Incontri ‒ Da Lugo di Vicenza a Cuneo per trovare lavoro (e ritorno)
Mario da Nord Est a Nord Ovest e viceversa. Nato e cresciuto a Lugo di Vicenza, dopo le prime esperienze lavorative, era diventato un migrante all’interno di quella rotta che per decenni è stata battuta da tanti veneti: direzione Piemonte, verso il noto triangolo industriale che per lungo tempo ha dominato il tessuto economico italiano. Maggiori opportunità lavorative, un grande desiderio di migliorare la propria vita e soprattutto nessun compromesso: gli avevano chiesto di pagare una tangente per poter lavorare nella cartiera del paese. Non ne volle sapere.
Trovò lavoro precisamente a Cuneo, dove rimase circa 35 anni. Non era solo, una zia senza marito e senza figli decise di seguirlo nella nuova avventura per aiutarlo nelle faccende di casa. La provincia piemontese si presentava assai diversa da quella veneta, soprattutto per la diffidenza. Mario raccontava che per circa sei mesi nessuno gli rivolse una parola, a malapena un saluto abbassando il mento gli uomini, mentre le donne rimanevano con gli occhi a terra.

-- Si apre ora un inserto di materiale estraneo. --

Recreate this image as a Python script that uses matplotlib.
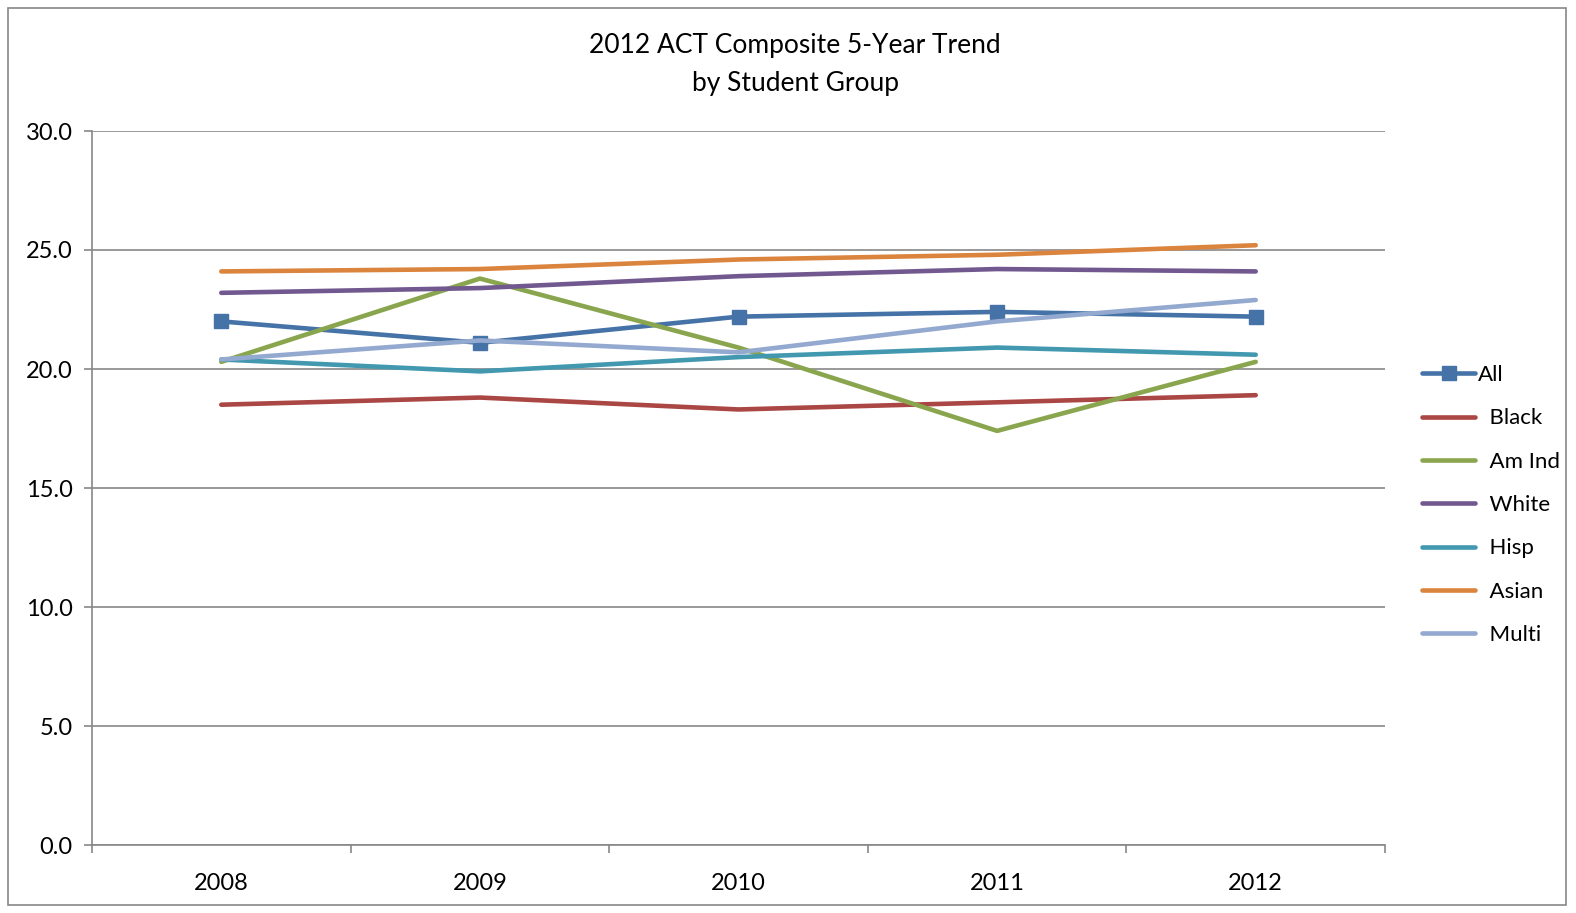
import matplotlib
matplotlib.use("Agg")
import matplotlib.pyplot as plt
from matplotlib.patches import Rectangle

years = ["2008", "2009", "2010", "2011", "2012"]
all_students = [22.0, 21.1, 22.2, 22.4, 22.2]
black = [18.5, 18.8, 18.3, 18.6, 18.9]
am_ind = [20.3, 23.8, 20.9, 17.4, 20.3]
white = [23.2, 23.4, 23.9, 24.2, 24.1]
hisp = [20.4, 19.9, 20.5, 20.9, 20.6]
asian = [24.1, 24.2, 24.6, 24.8, 25.2]
multi = [20.4, 21.2, 20.7, 22.0, 22.9]

series_names = ["All", "Black", "Am Ind", "White", "Hisp", "Asian", "Multi"]
series_values = [all_students, black, am_ind, white, hisp, asian, multi]
colors = ["#4572A7", "#AA4643", "#89A54E", "#71588F", "#4198AF", "#DB843D", "#93A9CF"]

plt.rcParams['font.family'] = ['Lato', 'DejaVu Sans']

fig = plt.figure(figsize=(15.76, 9.13), dpi=100)
ax = fig.add_axes([92/1576, 1-845/913, (1385-92)/1576, (845-131)/913])

x = list(range(len(years)))
for name, vals, c in zip(series_names, series_values, colors):
    if name == "All":
        ax.plot(x, vals, color=c, lw=3.3, marker='s', markersize=10, label=name,
                solid_capstyle='round', solid_joinstyle='round')
    else:
        ax.plot(x, vals, color=c, lw=3.3, label="  " + name,
                solid_capstyle='round', solid_joinstyle='round')

ax.set_xlim(-0.5, len(years) - 0.5)
ax.set_ylim(0, 30)
ax.set_yticks([0, 5, 10, 15, 20, 25, 30])
ax.set_yticklabels([f"{v:.1f}" for v in [0, 5, 10, 15, 20, 25, 30]], fontsize=17)
ax.set_xticks(x)
ax.set_xticklabels(years, fontsize=17)
ax.set_xticks([i - 0.5 for i in range(len(years) + 1)], minor=True)
ax.tick_params(axis='x', which='major', length=0, pad=20)
ax.tick_params(axis='x', which='minor', length=6, color='#878787', width=1.2, direction='out')
ax.tick_params(axis='y', length=6, color='#878787', width=1.2, direction='out', pad=8)
ax.grid(axis='y', color='#878787', lw=1.2)
ax.set_axisbelow(True)
for s in ['top', 'right']:
    ax.spines[s].set_visible(False)
for s in ['left', 'bottom']:
    ax.spines[s].set_color('#878787')
    ax.spines[s].set_linewidth(1.2)

fig.text(795/1576, 1-46/913, "2012 ACT Composite 5-Year Trend", ha='center', va='center', fontsize=19)
fig.text(795/1576, 1-83/913, "by Student Group", ha='center', va='center', fontsize=19)

leg = ax.legend(loc='center left', bbox_to_anchor=(1422/1576, 1-505/913),
                bbox_transform=fig.transFigure, frameon=False, fontsize=16,
                handlelength=2.4, handletextpad=0.1, labelspacing=1.05,
                borderpad=0, borderaxespad=0)

fig.patches.append(Rectangle((8/1576, 1-905/913), (1566-8)/1576, (905-8)/913,
                             transform=fig.transFigure, fill=False, edgecolor='#878787', lw=1.2))

fig.savefig("out.png", dpi=100, facecolor='white')
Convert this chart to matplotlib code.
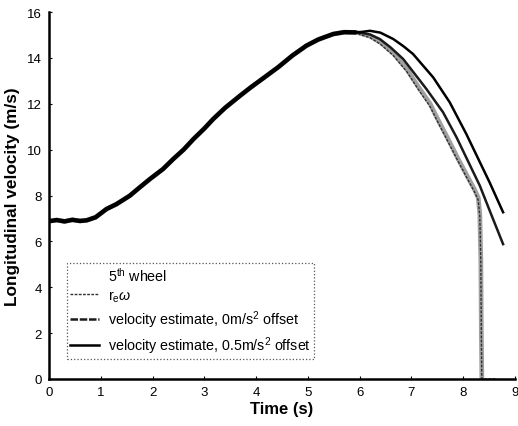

I primi tempi furono complicati anche per la comprensione del dialetto, ostico alle sue orecchie, per non parlare del freddo e della neve, il vicentino gli sembrava il Salento a confronto. Al contempo imparava piano piano a conoscere un territorio splendido, ricco di tradizioni e squisitezze culinarie. Gli piaceva il risotto all’Arneis e i ravioli con cavolo e riso. Adorava Piazza Galimberti, nelle migliori giornate poteva ammirare le Alpi Marittime.
Ritornato in Veneto in pensione, amalgamava di frequente aneddoti cuneesi a pensieri inconsueti, forse frutto di riflessioni come veneto sradicato dalle sue origini per trovare fortuna lavorativa.
«Mario, non pensi che servirebbero più controlli per l’immigrazione?»
«Penso che servirebbero più controlli al cervello di chi controlla!»
«Dai, non buttarla in caciara!»
«Sono serio, siamo tutti d’accordo che servano regole condivise, ma tu hai presente chi legifera? Hai presente ogni giorno l’incompetenza e il ridicolo che mostrano? Allora come possiamo pensare che gente simile faccia delle buone leggi su temi così complicati?», dice aprendo il palmo della mano destra di fronte al viso per manifestare tutto il suo disappunto.
Altre volte si lasciava andare a confronti fra Est e Ovest, quando per esempio parlava delle sue amicizie. «I miei veri amici sono a Cuneo, non qui a Lugo, eccetto te. Là sono più diffidenti e duri d’animo, ma schietti e veri, qui sono codardi, piuttosto di dire una verità scomoda o che li svantaggi fingerebbero anche di fronte a Cristo. Grandi lavoratori i vicentini, ma essere un grande lavoratore non significa nulla se poi hai comportamenti discutibili».
«Non pensi Mario che sia sbagliato generalizzare?»
«Io non generalizzo affatto, ho vissuto metà vita a Cuneo e metà a Lugo, parlo solo di ciò che conosco e ti garantisco che i vicentini hanno perso il buono che avevano quando si faceva la fame, ora si sono un po’ arricchiti dopo decenni di povertà e si sentono superiori verso tutti grazie a un grande avanzamento economico, ma vogliamo parlare di quello culturale?»
Mario trascorreva la maggior parte del suo tempo libero a leggere, ma con tante piccole pause per far riposare gli occhi. Poco tempo prima di morire gli parlai di un argomento che sapevo essere per lui questione delicata.
«Se tornassi indietro, cosa cambieresti della tua vita?»
«Forse mi sposerei, ma non ne sono sicuro. Quando sono mancate mia madre e mia zia, ho sentito il peso della solitudine. Sono sempre stato innamorato del mio primo amore, per il quale non ho lottato come avrei dovuto, quando lei è partita per il Brasile. Tutto ciò che è arrivato dopo mi sembrava insignificante e non ho più avuto relazioni serie. Oggi passate da un rapporto a un altro con tanta facilità, ma l’amore dovrebbe essere totalizzante altrimenti si sta solo giocando a essere innamorati, l’amore è una cosa ben diversa».
Mario era così, bianco o nero. È morto l’anno scorso, a volte ripenso a lui e ai suoi valori così puri. Avevo un amico di 44 anni più vecchio di me e mi è sembrata una fortuna immensa, oltre che rara.